In the end, whether I was a student or teacher, everything got done, and then the year was over. I don’t ever remember cleaning my dorm room, but I seem to have survived. After age 18, November/December became the season of going home, and now the trip home reminds me of what good fortune it is to have a scholarly life. Not the least of that is the typically long break between the end of December’s work calendar and the beginning of January’s. Even when I’m working, the time feels open and free. In my family, this time of year is about cooking together in our small kitchens, laughing, celebrating and being the real us, together. We’re bookish people who love to write, and we still read the newspaper together in the morning.
Who are you, when you’re home? How can you spend more time on enjoying your family and less on list making, chore doing, shopping and still feeling that you’re falling too far behind? Don’t let the urge for perfection obscure the simplicity of the things that make you happy.
The Perfect Is the Enemy of the Good
Now, let’s say it took you half a day to address the smallest big burden in your research life, a half a day to eliminate a home energy-sapper that had been weighing you down, two hours to catch up with one neglected friend and two hours to ponder the history of your holiday happiness. That’s only eight hours of making your life marginally better over the course of eight weeks. Why stop there? These two months contain 80,640 minutes, and the 480 minutes you’ll have spent will have barely put a dent in the vast span of time between today and the end of the year. What else could you do to build on this good start?
Let me offer a few more suggestions in the career/work category:
If you plan to be a faculty member someday, invite two or three assistant professors who know you a little out for coffee. Ask them for insights about being on the faculty. Talk with them about how you fit into groups, and ask them who at the institution, or at prior ones where they’ve worked, might be good role models for someone with strengths like yours. Fit is a much bigger issue than most graduate students and postdocs understand, so a conversation like this (and following through on it) can substantially change how you prepare for the future.
Clean up your email box. Few people, especially in academe, have their email under control. But seeing the number of unread messages climb is a stressor, and replying to emails late feels painfully rude. Taking an afternoon to throw away or archive mail from before the beginning of the semester, then unsubscribing from things you don’t need, will reduce the feeling of being behind and make it easier for you to stay caught up. Best Practices for Professional Email provides more ideas for making the most of your mailbox.
Make a map of how far you’ve come.

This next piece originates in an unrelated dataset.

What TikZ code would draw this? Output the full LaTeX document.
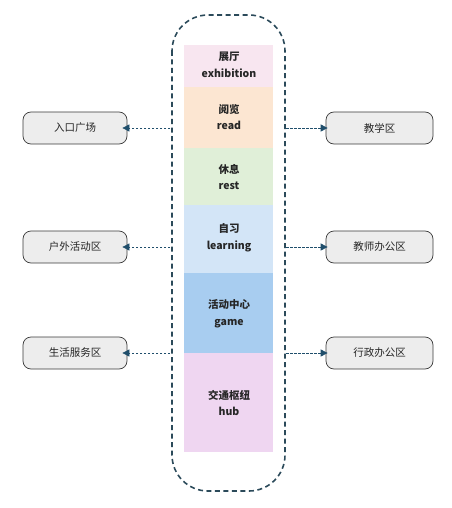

Diagram your intellectual growth over time. When did you get interested in research and scholarship? If you’re considering going beyond the professoriate, when did you realize the skills you learn through obtaining a Ph.D. are useful elsewhere? What ideas captured your imagination? What do you think about those ideas today? What insights have led you through your training, and in what new places could your view of the big picture find relevance?
Depending on how your mind works, you might end up with an outline, a timeline, a calendar, a mind map, a spaghetti-form diagram of your own invention or something else entirely. Whatever form it takes, you may be impressed to see how far you have come, and in how many directions 2019 could take you.